# Looking for some Guidance here on Merckxs



## Guest (Apr 4, 2007)

My LBS has asked me if I would sell a couple of bikes for them on eBay - none of the store guys have accounts - a Merckx Team SC and a Merckx Race.

Both of these are built up with Campy. The SC is a 54 and the Race is a 52.

I have suggested that they would be better off to strip the bikes and sell them as frame/fork/headset/BB.

Does anyone disagree with that and if so why? I would like to hear as it would sure make shipping easier.

Also, any ideas on what they could realistically expect for pricing on these - they are both unused - just built in the store.


----------



## boneman (Nov 26, 2001)

*Agreed*

Also, if the seatpost is a non-standard size, you might want to include that as 1) it's generally part of the frame package from Merckx and 2) who want's to go out and source one more thing after bidding on a frame. My Merckx SC post is 31.6 so it's just one more hassle.

Also, post the clamp size for the FD mount when selling. Post the mfr. geometry and indicate if it's sloping or conventional and also give the virtual TT measure which I believe is available from the merckx.be site.

Will/can the LBS offer the warranty, assuming they're an authorized dealer? Nice to have.

SC's have been going for around $750-1,100USD, used. Not seen one new so not sure there is any premium.
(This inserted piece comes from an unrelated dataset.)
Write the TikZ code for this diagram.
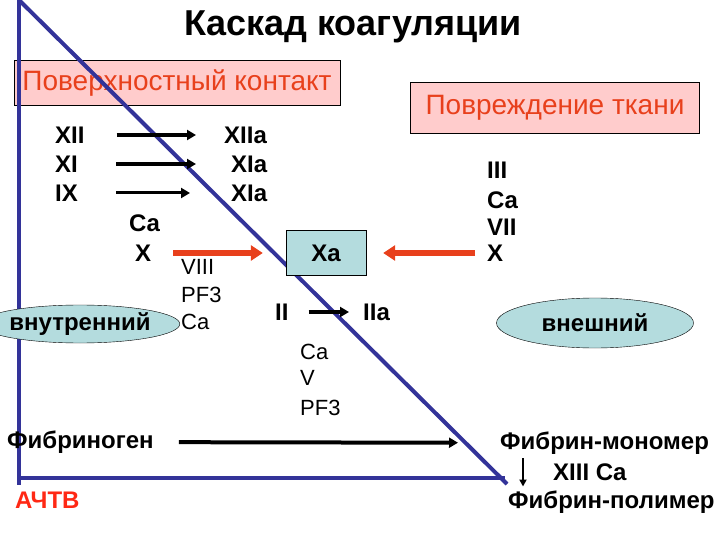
\documentclass[tikz,border=0pt]{standalone}
\usepackage{fontspec}
\setmainfont{Liberation Sans}
\usetikzlibrary{shapes.geometric,arrows.meta}
\definecolor{slidered}{RGB}{232,64,28}
\definecolor{boxpink}{RGB}{255,204,204}
\definecolor{boxteal}{RGB}{180,220,222}
\definecolor{triblue}{RGB}{51,51,153}
\tikzset{
    fac/.style={font=\fontsize{24}{26}\selectfont\bfseries, inner sep=0pt, anchor=west},
    cof/.style={font=\fontsize{22}{24}\selectfont, inner sep=0pt, anchor=west},
    path/.style={draw, fill=boxteal, font=\fontsize{24}{26}\selectfont\bfseries, inner sep=0pt},
    conv/.style={-{Triangle[length=9pt,width=10pt]}, line width=4pt},
    feed/.style={-{Triangle[length=12pt,width=15pt]}, line width=6pt, slidered},
}
\begin{document}
\begin{tikzpicture}[x=1pt, y=-1pt]
    \useasboundingbox (0,0) rectangle (720,540);
    % Title
    \node[font=\fontsize{36}{40}\selectfont\bfseries] (title) at (353,27) {Каскад коагуляции};
    % Triggers
    \node[draw, fill=boxpink, text=slidered, minimum width=326pt, minimum height=45pt, font=\fontsize{28}{30}\selectfont] (contact) at (177,83) {Поверхностный контакт};
    \node[draw, fill=boxpink, text=slidered, minimum width=289pt, minimum height=51pt, font=\fontsize{28}{30}\selectfont] (damage) at (555,108) {Повреждение ткани};
    % Triangle
    \draw[triblue, line width=4pt] (19,0) -- (19,485);
    \draw[triblue, line width=4pt] (19,478) -- (505,478);
    \draw[triblue, line width=4pt] (19,0) -- (507,484);
    % Contact factors
    \node[fac] (XII) at (55,135) {XII};
    \node[fac] (XI) at (55,164) {XI};
    \node[fac] (IX) at (55,193) {IX};
    \node[fac] (XIIa) at (224,135) {XIIa};
    \node[fac] (XIa) at (231,164) {XIa};
    \node[fac] (IXa) at (231,193) {XIa};
    \draw[conv, shorten <=32pt, shorten >=28pt] (XII) -- (XIIa);
    \draw[conv, shorten <=38pt, shorten >=35pt] (XI) -- (XIa);
    \draw[conv, line width=3pt, shorten <=38pt, shorten >=41pt] (IX) -- (IXa);
    \node[fac] (Ca1) at (129,223) {Ca};
    \node[fac] (X1) at (135,253) {X};
    \node[cof] (VIII) at (181,267) {VIII};
    \node[cof] (PF1) at (181,295) {PF3};
    \node[cof] (Ca2) at (181,322) {Ca};
    \node[path, ellipse, minimum width=164pt, minimum height=38pt] (intr) at (80,324) {внутренний};
    % Factor Xa
    \node[path, minimum width=80pt, minimum height=45pt] (Xa) at (326,253) {Xa};
    \draw[feed, shorten <=22pt, shorten >=23pt] (X1) -- (Xa);
    % Tissue factors
    \node[fac] (III) at (487,170) {III};
    \node[fac] (Ca3) at (487,200) {Ca};
    \node[fac] (VII) at (487,227) {VII};
    \node[fac] (X2) at (487,253) {X};
    \draw[feed, shorten <=12pt, shorten >=17pt] (X2) -- (Xa);
    \node[path, ellipse, minimum width=197pt, minimum height=50pt] (extr) at (595,323) {внешний};
    % Thrombin
    \node[fac] (II) at (275,312) {II};
    \node[fac] (IIa) at (363,312) {IIa};
    \draw[conv, shorten <=20pt, shorten >=14pt] (II) -- (IIa);
    \node[cof] (Ca4) at (300,352) {Ca};
    \node[cof] (V) at (300,378) {V};
    \node[cof] (PF2) at (300,408) {PF3};
    % Fibrin
    \node[fac] (fgen) at (7,442) {Фибриноген};
    \node[fac] (mono) at (500,443) {Фибрин-мономер};
    \node[fac] (XIII) at (553,472) {XIII Ca};
    \node[fac] (poly) at (508,502) {Фибрин-полимер};
    \draw[conv, shorten <=25pt, shorten >=42pt] (fgen) -- (mono);
    \draw[-{Triangle[length=7pt,width=7pt]}, line width=2pt, shorten <=4pt, shorten >=4pt] ([xshift=23pt]mono.south west) -- ([xshift=15pt]poly.north west);
    \node[fac, text={rgb,255:red,255;green,40;blue,20}] (aptt) at (15,500) {АЧТВ};
\end{tikzpicture}
\end{document}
I paid mid-range for a Domo FarmFrites colors when Musseuw won P-R so personal choice.

The Race has been selling in the same range but there's been less of them so harder to opine.
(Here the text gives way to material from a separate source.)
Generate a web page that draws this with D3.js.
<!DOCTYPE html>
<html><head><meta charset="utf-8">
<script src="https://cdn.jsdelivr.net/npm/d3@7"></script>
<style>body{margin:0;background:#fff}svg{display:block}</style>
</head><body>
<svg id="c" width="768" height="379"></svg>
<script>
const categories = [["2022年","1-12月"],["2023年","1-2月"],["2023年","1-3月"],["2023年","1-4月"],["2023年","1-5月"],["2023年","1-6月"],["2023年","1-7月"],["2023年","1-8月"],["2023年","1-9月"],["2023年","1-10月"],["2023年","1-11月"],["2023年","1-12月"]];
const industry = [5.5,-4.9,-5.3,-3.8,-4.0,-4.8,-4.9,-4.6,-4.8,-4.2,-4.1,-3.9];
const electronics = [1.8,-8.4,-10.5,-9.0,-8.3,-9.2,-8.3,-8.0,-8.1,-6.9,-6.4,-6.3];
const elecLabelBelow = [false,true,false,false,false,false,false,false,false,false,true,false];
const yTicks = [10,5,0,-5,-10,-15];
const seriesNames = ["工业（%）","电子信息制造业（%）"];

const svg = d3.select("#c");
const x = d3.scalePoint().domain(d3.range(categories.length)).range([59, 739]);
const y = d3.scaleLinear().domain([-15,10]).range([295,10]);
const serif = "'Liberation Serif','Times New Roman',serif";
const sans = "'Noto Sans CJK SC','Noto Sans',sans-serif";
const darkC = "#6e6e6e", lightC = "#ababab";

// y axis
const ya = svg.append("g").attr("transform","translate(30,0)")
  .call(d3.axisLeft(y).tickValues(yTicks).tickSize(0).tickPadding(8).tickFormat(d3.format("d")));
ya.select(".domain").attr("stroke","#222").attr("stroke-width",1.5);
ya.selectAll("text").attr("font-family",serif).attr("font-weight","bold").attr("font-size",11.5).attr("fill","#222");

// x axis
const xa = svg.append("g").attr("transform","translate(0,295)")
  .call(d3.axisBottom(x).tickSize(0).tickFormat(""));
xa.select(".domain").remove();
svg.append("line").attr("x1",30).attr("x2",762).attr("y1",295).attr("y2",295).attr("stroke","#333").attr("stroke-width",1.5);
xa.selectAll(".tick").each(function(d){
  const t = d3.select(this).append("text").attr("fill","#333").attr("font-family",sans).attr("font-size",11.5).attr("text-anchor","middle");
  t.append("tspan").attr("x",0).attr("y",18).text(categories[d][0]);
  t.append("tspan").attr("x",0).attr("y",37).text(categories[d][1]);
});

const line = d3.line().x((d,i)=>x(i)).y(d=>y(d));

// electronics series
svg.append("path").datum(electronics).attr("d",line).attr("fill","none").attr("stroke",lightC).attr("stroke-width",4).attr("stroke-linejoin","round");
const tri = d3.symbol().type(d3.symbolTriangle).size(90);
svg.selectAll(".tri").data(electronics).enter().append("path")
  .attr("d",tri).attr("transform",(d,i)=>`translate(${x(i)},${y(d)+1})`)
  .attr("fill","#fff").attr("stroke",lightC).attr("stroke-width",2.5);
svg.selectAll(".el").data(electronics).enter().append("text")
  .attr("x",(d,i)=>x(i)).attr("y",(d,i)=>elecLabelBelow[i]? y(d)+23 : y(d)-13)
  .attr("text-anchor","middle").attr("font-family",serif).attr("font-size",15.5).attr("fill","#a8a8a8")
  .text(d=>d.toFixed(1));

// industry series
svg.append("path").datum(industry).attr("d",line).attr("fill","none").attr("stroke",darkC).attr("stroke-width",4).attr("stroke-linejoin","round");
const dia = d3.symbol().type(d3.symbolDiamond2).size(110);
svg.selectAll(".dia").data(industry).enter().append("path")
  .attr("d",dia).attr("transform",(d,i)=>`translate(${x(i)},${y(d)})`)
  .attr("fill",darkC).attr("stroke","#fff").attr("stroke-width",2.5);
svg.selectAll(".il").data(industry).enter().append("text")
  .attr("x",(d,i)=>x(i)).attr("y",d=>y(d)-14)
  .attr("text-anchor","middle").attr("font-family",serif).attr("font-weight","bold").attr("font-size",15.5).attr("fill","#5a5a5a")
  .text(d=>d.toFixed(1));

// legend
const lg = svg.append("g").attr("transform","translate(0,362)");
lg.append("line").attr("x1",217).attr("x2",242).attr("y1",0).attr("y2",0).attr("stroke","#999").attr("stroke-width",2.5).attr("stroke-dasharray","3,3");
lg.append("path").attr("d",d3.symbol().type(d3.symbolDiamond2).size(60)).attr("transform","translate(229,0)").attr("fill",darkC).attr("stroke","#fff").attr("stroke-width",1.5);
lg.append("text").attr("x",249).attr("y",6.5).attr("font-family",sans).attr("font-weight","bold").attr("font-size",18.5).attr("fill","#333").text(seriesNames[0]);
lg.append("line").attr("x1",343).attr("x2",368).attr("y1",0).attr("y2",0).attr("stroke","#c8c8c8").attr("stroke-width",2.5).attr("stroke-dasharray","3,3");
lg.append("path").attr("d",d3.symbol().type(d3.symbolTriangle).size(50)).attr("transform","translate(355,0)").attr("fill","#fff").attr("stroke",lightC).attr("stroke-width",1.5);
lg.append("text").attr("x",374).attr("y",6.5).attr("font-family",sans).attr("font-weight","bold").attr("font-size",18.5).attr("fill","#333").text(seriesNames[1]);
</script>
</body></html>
As for both, on EBay the bidding has been erratic, both in terms of price and interest compared to say the Merckx steel frames.



toomanybikes said:


> My LBS has asked me if I would sell a couple of bikes for them on eBay - none of the store guys have accounts - a Merckx Team SC and a Merckx Race.
> 
> Both of these are built up with Campy. The SC is a 54 and the Race is a 52.
> 
> ...


----------



## Guest (Apr 5, 2007)

boneman said:


> Also, if the seatpost is a non-standard size, you might want to include that as 1) it's generally part of the frame package from Merckx and 2) who want's to go out and source one more thing after bidding on a frame. My Merckx SC post is 31.6 so it's just one more hassle.
> 
> Also, post the clamp size for the FD mount when selling. Post the mfr. geometry and indicate if it's sloping or conventional and also give the virtual TT measure which I believe is available from the merckx.be site.
> 
> ...



Good points, thank you.

If the Race was my size I might buy it.


----------